**EXERCISE DIRECTIONS**. Write out the material exactly, leaving every picture behind.

**DATASET CONTENT**.
+---+

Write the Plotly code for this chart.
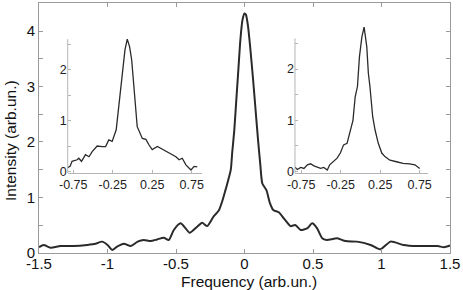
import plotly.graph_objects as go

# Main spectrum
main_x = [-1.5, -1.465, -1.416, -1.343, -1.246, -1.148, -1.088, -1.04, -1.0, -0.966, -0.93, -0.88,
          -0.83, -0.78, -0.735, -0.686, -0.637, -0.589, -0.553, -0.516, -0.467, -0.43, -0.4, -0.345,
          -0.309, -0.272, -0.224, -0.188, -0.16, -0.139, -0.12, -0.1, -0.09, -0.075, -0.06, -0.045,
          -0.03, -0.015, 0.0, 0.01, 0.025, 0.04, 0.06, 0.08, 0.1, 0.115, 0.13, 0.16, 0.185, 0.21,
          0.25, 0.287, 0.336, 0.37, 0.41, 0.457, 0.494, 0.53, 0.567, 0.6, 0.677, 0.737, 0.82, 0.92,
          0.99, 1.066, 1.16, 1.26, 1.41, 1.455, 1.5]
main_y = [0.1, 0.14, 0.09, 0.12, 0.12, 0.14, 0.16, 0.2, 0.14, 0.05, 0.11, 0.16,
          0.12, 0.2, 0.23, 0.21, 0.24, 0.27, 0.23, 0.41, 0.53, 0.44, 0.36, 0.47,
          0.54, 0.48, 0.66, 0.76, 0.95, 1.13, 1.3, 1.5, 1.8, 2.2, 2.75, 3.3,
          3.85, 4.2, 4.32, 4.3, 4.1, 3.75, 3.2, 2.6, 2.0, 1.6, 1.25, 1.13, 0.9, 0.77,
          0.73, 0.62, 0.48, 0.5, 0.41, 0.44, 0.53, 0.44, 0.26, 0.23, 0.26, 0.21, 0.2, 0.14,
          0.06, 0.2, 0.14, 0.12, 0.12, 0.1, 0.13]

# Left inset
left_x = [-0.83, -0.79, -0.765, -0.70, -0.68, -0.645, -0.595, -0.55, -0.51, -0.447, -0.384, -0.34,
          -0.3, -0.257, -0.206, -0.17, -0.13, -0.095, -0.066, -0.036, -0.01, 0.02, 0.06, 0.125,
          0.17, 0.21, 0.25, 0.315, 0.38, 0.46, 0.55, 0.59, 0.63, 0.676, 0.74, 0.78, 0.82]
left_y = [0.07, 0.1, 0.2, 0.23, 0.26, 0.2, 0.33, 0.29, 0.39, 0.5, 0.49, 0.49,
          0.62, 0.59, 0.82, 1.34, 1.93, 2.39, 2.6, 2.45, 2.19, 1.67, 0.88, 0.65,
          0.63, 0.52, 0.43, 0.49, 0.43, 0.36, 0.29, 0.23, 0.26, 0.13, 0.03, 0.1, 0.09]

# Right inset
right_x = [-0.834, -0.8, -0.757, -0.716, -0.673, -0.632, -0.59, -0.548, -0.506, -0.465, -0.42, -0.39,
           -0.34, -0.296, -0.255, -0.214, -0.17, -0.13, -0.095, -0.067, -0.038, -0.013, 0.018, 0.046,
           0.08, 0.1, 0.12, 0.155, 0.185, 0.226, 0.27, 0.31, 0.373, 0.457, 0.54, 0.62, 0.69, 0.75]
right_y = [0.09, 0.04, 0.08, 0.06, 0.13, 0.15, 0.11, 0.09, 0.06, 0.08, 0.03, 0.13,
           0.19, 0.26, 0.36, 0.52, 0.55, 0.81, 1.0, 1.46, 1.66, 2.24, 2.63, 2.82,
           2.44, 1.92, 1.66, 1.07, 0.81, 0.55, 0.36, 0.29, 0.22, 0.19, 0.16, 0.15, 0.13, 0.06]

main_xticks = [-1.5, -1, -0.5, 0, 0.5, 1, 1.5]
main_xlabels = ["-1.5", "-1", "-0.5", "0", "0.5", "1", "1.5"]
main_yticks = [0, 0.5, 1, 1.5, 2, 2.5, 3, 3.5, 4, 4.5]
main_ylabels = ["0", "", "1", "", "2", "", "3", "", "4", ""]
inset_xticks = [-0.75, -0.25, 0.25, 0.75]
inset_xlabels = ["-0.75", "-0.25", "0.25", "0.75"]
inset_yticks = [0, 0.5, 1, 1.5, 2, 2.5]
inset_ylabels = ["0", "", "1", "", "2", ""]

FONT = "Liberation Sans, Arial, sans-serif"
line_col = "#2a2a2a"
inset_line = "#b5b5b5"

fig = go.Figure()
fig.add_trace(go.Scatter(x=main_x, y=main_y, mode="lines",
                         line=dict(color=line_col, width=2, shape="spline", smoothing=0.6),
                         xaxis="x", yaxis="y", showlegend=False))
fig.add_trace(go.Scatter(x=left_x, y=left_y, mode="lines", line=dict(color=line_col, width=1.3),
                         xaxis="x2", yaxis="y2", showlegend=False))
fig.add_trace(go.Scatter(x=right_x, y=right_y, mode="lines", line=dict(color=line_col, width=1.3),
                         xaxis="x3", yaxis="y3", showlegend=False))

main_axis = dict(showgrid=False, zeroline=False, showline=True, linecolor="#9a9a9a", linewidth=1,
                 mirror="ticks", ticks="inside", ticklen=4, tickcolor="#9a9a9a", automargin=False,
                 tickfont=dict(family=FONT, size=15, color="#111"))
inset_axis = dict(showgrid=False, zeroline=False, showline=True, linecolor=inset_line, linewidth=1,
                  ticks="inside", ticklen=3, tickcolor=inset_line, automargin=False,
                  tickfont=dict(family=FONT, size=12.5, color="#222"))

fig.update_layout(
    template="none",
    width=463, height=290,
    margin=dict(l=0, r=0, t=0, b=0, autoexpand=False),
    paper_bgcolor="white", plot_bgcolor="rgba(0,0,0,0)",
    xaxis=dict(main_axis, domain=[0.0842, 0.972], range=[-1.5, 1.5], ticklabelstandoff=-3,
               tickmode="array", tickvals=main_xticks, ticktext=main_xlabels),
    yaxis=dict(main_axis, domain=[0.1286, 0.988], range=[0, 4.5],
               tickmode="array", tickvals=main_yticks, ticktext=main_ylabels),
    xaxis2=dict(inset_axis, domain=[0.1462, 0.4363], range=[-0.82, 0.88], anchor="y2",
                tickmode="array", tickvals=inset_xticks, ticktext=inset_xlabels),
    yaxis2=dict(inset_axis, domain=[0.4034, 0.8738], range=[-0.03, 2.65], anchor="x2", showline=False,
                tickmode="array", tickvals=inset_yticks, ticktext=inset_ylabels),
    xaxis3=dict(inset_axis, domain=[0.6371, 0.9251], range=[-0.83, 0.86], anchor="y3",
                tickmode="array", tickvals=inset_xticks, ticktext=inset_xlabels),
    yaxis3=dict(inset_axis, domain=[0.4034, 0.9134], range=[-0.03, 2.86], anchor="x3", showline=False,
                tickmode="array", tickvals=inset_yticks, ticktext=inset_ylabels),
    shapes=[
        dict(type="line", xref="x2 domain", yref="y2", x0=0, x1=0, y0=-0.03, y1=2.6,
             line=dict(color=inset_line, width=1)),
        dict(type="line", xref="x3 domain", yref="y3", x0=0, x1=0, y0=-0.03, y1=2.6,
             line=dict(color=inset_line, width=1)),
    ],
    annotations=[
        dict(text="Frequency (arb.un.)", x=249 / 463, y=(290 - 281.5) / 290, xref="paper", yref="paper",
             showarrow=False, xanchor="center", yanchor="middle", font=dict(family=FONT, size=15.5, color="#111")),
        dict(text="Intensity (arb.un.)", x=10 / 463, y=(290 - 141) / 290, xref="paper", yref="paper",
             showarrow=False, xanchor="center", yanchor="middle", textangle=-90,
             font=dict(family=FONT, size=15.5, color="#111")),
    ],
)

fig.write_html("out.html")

+---+

**EXERCISE ANSWER**.
Write the Plotly code for this chart.
import plotly.graph_objects as go

# Main spectrum
main_x = [-1.5, -1.465, -1.416, -1.343, -1.246, -1.148, -1.088, -1.04, -1.0, -0.966, -0.93, -0.88,
          -0.83, -0.78, -0.735, -0.686, -0.637, -0.589, -0.553, -0.516, -0.467, -0.43, -0.4, -0.345,
          -0.309, -0.272, -0.224, -0.188, -0.16, -0.139, -0.12, -0.1, -0.09, -0.075, -0.06, -0.045,
          -0.03, -0.015, 0.0, 0.01, 0.025, 0.04, 0.06, 0.08, 0.1, 0.115, 0.13, 0.16, 0.185, 0.21,
          0.25, 0.287, 0.336, 0.37, 0.41, 0.457, 0.494, 0.53, 0.567, 0.6, 0.677, 0.737, 0.82, 0.92,
          0.99, 1.066, 1.16, 1.26, 1.41, 1.455, 1.5]
main_y = [0.1, 0.14, 0.09, 0.12, 0.12, 0.14, 0.16, 0.2, 0.14, 0.05, 0.11, 0.16,
          0.12, 0.2, 0.23, 0.21, 0.24, 0.27, 0.23, 0.41, 0.53, 0.44, 0.36, 0.47,
          0.54, 0.48, 0.66, 0.76, 0.95, 1.13, 1.3, 1.5, 1.8, 2.2, 2.75, 3.3,
          3.85, 4.2, 4.32, 4.3, 4.1, 3.75, 3.2, 2.6, 2.0, 1.6, 1.25, 1.13, 0.9, 0.77,
          0.73, 0.62, 0.48, 0.5, 0.41, 0.44, 0.53, 0.44, 0.26, 0.23, 0.26, 0.21, 0.2, 0.14,
          0.06, 0.2, 0.14, 0.12, 0.12, 0.1, 0.13]

# Left inset
left_x = [-0.83, -0.79, -0.765, -0.70, -0.68, -0.645, -0.595, -0.55, -0.51, -0.447, -0.384, -0.34,
          -0.3, -0.257, -0.206, -0.17, -0.13, -0.095, -0.066, -0.036, -0.01, 0.02, 0.06, 0.125,
          0.17, 0.21, 0.25, 0.315, 0.38, 0.46, 0.55, 0.59, 0.63, 0.676, 0.74, 0.78, 0.82]
left_y = [0.07, 0.1, 0.2, 0.23, 0.26, 0.2, 0.33, 0.29, 0.39, 0.5, 0.49, 0.49,
          0.62, 0.59, 0.82, 1.34, 1.93, 2.39, 2.6, 2.45, 2.19, 1.67, 0.88, 0.65,
          0.63, 0.52, 0.43, 0.49, 0.43, 0.36, 0.29, 0.23, 0.26, 0.13, 0.03, 0.1, 0.09]

# Right inset
right_x = [-0.834, -0.8, -0.757, -0.716, -0.673, -0.632, -0.59, -0.548, -0.506, -0.465, -0.42, -0.39,
           -0.34, -0.296, -0.255, -0.214, -0.17, -0.13, -0.095, -0.067, -0.038, -0.013, 0.018, 0.046,
           0.08, 0.1, 0.12, 0.155, 0.185, 0.226, 0.27, 0.31, 0.373, 0.457, 0.54, 0.62, 0.69, 0.75]
right_y = [0.09, 0.04, 0.08, 0.06, 0.13, 0.15, 0.11, 0.09, 0.06, 0.08, 0.03, 0.13,
           0.19, 0.26, 0.36, 0.52, 0.55, 0.81, 1.0, 1.46, 1.66, 2.24, 2.63, 2.82,
           2.44, 1.92, 1.66, 1.07, 0.81, 0.55, 0.36, 0.29, 0.22, 0.19, 0.16, 0.15, 0.13, 0.06]

main_xticks = [-1.5, -1, -0.5, 0, 0.5, 1, 1.5]
main_xlabels = ["-1.5", "-1", "-0.5", "0", "0.5", "1", "1.5"]
main_yticks = [0, 0.5, 1, 1.5, 2, 2.5, 3, 3.5, 4, 4.5]
main_ylabels = ["0", "", "1", "", "2", "", "3", "", "4", ""]
inset_xticks = [-0.75, -0.25, 0.25, 0.75]
inset_xlabels = ["-0.75", "-0.25", "0.25", "0.75"]
inset_yticks = [0, 0.5, 1, 1.5, 2, 2.5]
inset_ylabels = ["0", "", "1", "", "2", ""]

FONT = "Liberation Sans, Arial, sans-serif"
line_col = "#2a2a2a"
inset_line = "#b5b5b5"

fig = go.Figure()
fig.add_trace(go.Scatter(x=main_x, y=main_y, mode="lines",
                         line=dict(color=line_col, width=2, shape="spline", smoothing=0.6),
                         xaxis="x", yaxis="y", showlegend=False))
fig.add_trace(go.Scatter(x=left_x, y=left_y, mode="lines", line=dict(color=line_col, width=1.3),
                         xaxis="x2", yaxis="y2", showlegend=False))
fig.add_trace(go.Scatter(x=right_x, y=right_y, mode="lines", line=dict(color=line_col, width=1.3),
                         xaxis="x3", yaxis="y3", showlegend=False))

main_axis = dict(showgrid=False, zeroline=False, showline=True, linecolor="#9a9a9a", linewidth=1,
                 mirror="ticks", ticks="inside", ticklen=4, tickcolor="#9a9a9a", automargin=False,
                 tickfont=dict(family=FONT, size=15, color="#111"))
inset_axis = dict(showgrid=False, zeroline=False, showline=True, linecolor=inset_line, linewidth=1,
                  ticks="inside", ticklen=3, tickcolor=inset_line, automargin=False,
                  tickfont=dict(family=FONT, size=12.5, color="#222"))

fig.update_layout(
    template="none",
    width=463, height=290,
    margin=dict(l=0, r=0, t=0, b=0, autoexpand=False),
    paper_bgcolor="white", plot_bgcolor="rgba(0,0,0,0)",
    xaxis=dict(main_axis, domain=[0.0842, 0.972], range=[-1.5, 1.5], ticklabelstandoff=-3,
               tickmode="array", tickvals=main_xticks, ticktext=main_xlabels),
    yaxis=dict(main_axis, domain=[0.1286, 0.988], range=[0, 4.5],
               tickmode="array", tickvals=main_yticks, ticktext=main_ylabels),
    xaxis2=dict(inset_axis, domain=[0.1462, 0.4363], range=[-0.82, 0.88], anchor="y2",
                tickmode="array", tickvals=inset_xticks, ticktext=inset_xlabels),
    yaxis2=dict(inset_axis, domain=[0.4034, 0.8738], range=[-0.03, 2.65], anchor="x2", showline=False,
                tickmode="array", tickvals=inset_yticks, ticktext=inset_ylabels),
    xaxis3=dict(inset_axis, domain=[0.6371, 0.9251], range=[-0.83, 0.86], anchor="y3",
                tickmode="array", tickvals=inset_xticks, ticktext=inset_xlabels),
    yaxis3=dict(inset_axis, domain=[0.4034, 0.9134], range=[-0.03, 2.86], anchor="x3", showline=False,
                tickmode="array", tickvals=inset_yticks, ticktext=inset_ylabels),
    shapes=[
        dict(type="line", xref="x2 domain", yref="y2", x0=0, x1=0, y0=-0.03, y1=2.6,
             line=dict(color=inset_line, width=1)),
        dict(type="line", xref="x3 domain", yref="y3", x0=0, x1=0, y0=-0.03, y1=2.6,
             line=dict(color=inset_line, width=1)),
    ],
    annotations=[
        dict(text="Frequency (arb.un.)", x=249 / 463, y=(290 - 281.5) / 290, xref="paper", yref="paper",
             showarrow=False, xanchor="center", yanchor="middle", font=dict(family=FONT, size=15.5, color="#111")),
        dict(text="Intensity (arb.un.)", x=10 / 463, y=(290 - 141) / 290, xref="paper", yref="paper",
             showarrow=False, xanchor="center", yanchor="middle", textangle=-90,
             font=dict(family=FONT, size=15.5, color="#111")),
    ],
)

fig.write_html("out.html")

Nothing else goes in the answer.